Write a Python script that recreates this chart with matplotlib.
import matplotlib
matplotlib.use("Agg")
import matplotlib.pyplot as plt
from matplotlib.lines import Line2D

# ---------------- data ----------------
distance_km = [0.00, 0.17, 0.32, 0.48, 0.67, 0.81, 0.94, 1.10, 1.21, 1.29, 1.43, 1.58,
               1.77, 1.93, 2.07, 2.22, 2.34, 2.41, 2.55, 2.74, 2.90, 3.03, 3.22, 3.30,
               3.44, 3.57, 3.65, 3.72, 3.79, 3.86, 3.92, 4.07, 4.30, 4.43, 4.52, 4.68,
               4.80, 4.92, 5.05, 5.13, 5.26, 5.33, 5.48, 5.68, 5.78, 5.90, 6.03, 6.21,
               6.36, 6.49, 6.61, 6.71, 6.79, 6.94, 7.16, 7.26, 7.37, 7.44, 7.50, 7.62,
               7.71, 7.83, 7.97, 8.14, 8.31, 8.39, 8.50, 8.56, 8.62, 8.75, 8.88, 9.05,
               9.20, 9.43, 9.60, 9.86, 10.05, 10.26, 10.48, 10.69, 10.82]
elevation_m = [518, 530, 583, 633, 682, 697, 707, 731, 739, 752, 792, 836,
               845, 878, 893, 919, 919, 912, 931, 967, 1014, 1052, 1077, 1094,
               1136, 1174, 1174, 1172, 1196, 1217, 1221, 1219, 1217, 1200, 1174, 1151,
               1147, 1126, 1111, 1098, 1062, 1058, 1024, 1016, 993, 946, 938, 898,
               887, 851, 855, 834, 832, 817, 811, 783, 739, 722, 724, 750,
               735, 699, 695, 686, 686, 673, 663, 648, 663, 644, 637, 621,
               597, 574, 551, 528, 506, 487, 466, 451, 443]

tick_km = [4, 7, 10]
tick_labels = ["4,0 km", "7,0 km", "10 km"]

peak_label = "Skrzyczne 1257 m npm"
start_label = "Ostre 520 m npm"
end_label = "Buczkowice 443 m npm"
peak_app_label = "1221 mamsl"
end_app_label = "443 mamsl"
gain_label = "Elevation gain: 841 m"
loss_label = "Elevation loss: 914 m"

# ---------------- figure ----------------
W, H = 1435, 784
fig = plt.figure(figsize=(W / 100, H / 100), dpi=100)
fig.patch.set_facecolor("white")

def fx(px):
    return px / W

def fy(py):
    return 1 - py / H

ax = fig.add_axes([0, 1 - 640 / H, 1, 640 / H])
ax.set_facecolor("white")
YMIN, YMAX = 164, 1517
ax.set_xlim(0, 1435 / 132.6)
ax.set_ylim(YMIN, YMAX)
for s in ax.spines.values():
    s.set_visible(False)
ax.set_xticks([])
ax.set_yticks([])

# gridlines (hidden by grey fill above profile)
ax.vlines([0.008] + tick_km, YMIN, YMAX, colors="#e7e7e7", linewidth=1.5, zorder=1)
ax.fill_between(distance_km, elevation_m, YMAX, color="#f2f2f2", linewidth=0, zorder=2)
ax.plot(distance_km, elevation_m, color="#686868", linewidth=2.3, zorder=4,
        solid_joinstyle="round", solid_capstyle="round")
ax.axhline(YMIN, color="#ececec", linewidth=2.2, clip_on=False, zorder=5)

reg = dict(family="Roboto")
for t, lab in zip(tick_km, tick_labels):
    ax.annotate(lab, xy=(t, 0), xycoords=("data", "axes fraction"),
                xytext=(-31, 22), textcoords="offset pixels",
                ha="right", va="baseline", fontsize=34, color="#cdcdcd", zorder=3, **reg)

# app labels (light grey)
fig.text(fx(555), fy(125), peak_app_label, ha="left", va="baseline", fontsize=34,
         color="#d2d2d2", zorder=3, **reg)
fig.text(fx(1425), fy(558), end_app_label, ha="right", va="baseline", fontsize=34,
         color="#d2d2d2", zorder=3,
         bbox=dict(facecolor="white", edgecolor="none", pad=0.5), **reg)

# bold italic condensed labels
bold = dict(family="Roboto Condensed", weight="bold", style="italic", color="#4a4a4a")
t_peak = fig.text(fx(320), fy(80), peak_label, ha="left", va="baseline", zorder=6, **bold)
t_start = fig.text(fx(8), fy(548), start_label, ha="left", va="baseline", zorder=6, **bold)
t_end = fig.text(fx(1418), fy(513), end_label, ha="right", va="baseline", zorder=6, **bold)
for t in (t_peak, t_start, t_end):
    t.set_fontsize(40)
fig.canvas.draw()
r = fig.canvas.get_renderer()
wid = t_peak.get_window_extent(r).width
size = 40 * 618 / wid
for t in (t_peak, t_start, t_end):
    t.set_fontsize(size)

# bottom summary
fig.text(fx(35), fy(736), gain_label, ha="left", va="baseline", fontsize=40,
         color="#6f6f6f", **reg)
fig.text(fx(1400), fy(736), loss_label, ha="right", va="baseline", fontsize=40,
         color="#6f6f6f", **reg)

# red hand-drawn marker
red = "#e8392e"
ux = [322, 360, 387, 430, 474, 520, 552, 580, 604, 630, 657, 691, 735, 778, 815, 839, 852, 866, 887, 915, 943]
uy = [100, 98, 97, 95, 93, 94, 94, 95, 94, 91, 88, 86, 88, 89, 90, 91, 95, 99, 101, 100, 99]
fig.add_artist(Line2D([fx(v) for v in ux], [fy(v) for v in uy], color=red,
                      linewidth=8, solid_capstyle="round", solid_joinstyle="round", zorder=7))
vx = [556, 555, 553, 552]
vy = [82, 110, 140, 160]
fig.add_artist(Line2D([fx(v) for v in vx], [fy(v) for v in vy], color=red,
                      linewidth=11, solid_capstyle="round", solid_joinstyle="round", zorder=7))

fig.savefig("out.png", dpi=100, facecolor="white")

——————————

Repeat the preceding lines exactly, please, every one of them.

Write a Python script that recreates this chart with matplotlib.
import matplotlib
matplotlib.use("Agg")
import matplotlib.pyplot as plt
from matplotlib.lines import Line2D

# ---------------- data ----------------
distance_km = [0.00, 0.17, 0.32, 0.48, 0.67, 0.81, 0.94, 1.10, 1.21, 1.29, 1.43, 1.58,
               1.77, 1.93, 2.07, 2.22, 2.34, 2.41, 2.55, 2.74, 2.90, 3.03, 3.22, 3.30,
               3.44, 3.57, 3.65, 3.72, 3.79, 3.86, 3.92, 4.07, 4.30, 4.43, 4.52, 4.68,
               4.80, 4.92, 5.05, 5.13, 5.26, 5.33, 5.48, 5.68, 5.78, 5.90, 6.03, 6.21,
               6.36, 6.49, 6.61, 6.71, 6.79, 6.94, 7.16, 7.26, 7.37, 7.44, 7.50, 7.62,
               7.71, 7.83, 7.97, 8.14, 8.31, 8.39, 8.50, 8.56, 8.62, 8.75, 8.88, 9.05,
               9.20, 9.43, 9.60, 9.86, 10.05, 10.26, 10.48, 10.69, 10.82]
elevation_m = [518, 530, 583, 633, 682, 697, 707, 731, 739, 752, 792, 836,
               845, 878, 893, 919, 919, 912, 931, 967, 1014, 1052, 1077, 1094,
               1136, 1174, 1174, 1172, 1196, 1217, 1221, 1219, 1217, 1200, 1174, 1151,
               1147, 1126, 1111, 1098, 1062, 1058, 1024, 1016, 993, 946, 938, 898,
               887, 851, 855, 834, 832, 817, 811, 783, 739, 722, 724, 750,
               735, 699, 695, 686, 686, 673, 663, 648, 663, 644, 637, 621,
               597, 574, 551, 528, 506, 487, 466, 451, 443]

tick_km = [4, 7, 10]
tick_labels = ["4,0 km", "7,0 km", "10 km"]

peak_label = "Skrzyczne 1257 m npm"
start_label = "Ostre 520 m npm"
end_label = "Buczkowice 443 m npm"
peak_app_label = "1221 mamsl"
end_app_label = "443 mamsl"
gain_label = "Elevation gain: 841 m"
loss_label = "Elevation loss: 914 m"

# ---------------- figure ----------------
W, H = 1435, 784
fig = plt.figure(figsize=(W / 100, H / 100), dpi=100)
fig.patch.set_facecolor("white")

def fx(px):
    return px / W

def fy(py):
    return 1 - py / H

ax = fig.add_axes([0, 1 - 640 / H, 1, 640 / H])
ax.set_facecolor("white")
YMIN, YMAX = 164, 1517
ax.set_xlim(0, 1435 / 132.6)
ax.set_ylim(YMIN, YMAX)
for s in ax.spines.values():
    s.set_visible(False)
ax.set_xticks([])
ax.set_yticks([])

# gridlines (hidden by grey fill above profile)
ax.vlines([0.008] + tick_km, YMIN, YMAX, colors="#e7e7e7", linewidth=1.5, zorder=1)
ax.fill_between(distance_km, elevation_m, YMAX, color="#f2f2f2", linewidth=0, zorder=2)
ax.plot(distance_km, elevation_m, color="#686868", linewidth=2.3, zorder=4,
        solid_joinstyle="round", solid_capstyle="round")
ax.axhline(YMIN, color="#ececec", linewidth=2.2, clip_on=False, zorder=5)

reg = dict(family="Roboto")
for t, lab in zip(tick_km, tick_labels):
    ax.annotate(lab, xy=(t, 0), xycoords=("data", "axes fraction"),
                xytext=(-31, 22), textcoords="offset pixels",
                ha="right", va="baseline", fontsize=34, color="#cdcdcd", zorder=3, **reg)

# app labels (light grey)
fig.text(fx(555), fy(125), peak_app_label, ha="left", va="baseline", fontsize=34,
         color="#d2d2d2", zorder=3, **reg)
fig.text(fx(1425), fy(558), end_app_label, ha="right", va="baseline", fontsize=34,
         color="#d2d2d2", zorder=3,
         bbox=dict(facecolor="white", edgecolor="none", pad=0.5), **reg)

# bold italic condensed labels
bold = dict(family="Roboto Condensed", weight="bold", style="italic", color="#4a4a4a")
t_peak = fig.text(fx(320), fy(80), peak_label, ha="left", va="baseline", zorder=6, **bold)
t_start = fig.text(fx(8), fy(548), start_label, ha="left", va="baseline", zorder=6, **bold)
t_end = fig.text(fx(1418), fy(513), end_label, ha="right", va="baseline", zorder=6, **bold)
for t in (t_peak, t_start, t_end):
    t.set_fontsize(40)
fig.canvas.draw()
r = fig.canvas.get_renderer()
wid = t_peak.get_window_extent(r).width
size = 40 * 618 / wid
for t in (t_peak, t_start, t_end):
    t.set_fontsize(size)

# bottom summary
fig.text(fx(35), fy(736), gain_label, ha="left", va="baseline", fontsize=40,
         color="#6f6f6f", **reg)
fig.text(fx(1400), fy(736), loss_label, ha="right", va="baseline", fontsize=40,
         color="#6f6f6f", **reg)

# red hand-drawn marker
red = "#e8392e"
ux = [322, 360, 387, 430, 474, 520, 552, 580, 604, 630, 657, 691, 735, 778, 815, 839, 852, 866, 887, 915, 943]
uy = [100, 98, 97, 95, 93, 94, 94, 95, 94, 91, 88, 86, 88, 89, 90, 91, 95, 99, 101, 100, 99]
fig.add_artist(Line2D([fx(v) for v in ux], [fy(v) for v in uy], color=red,
                      linewidth=8, solid_capstyle="round", solid_joinstyle="round", zorder=7))
vx = [556, 555, 553, 552]
vy = [82, 110, 140, 160]
fig.add_artist(Line2D([fx(v) for v in vx], [fy(v) for v in vy], color=red,
                      linewidth=11, solid_capstyle="round", solid_joinstyle="round", zorder=7))

fig.savefig("out.png", dpi=100, facecolor="white")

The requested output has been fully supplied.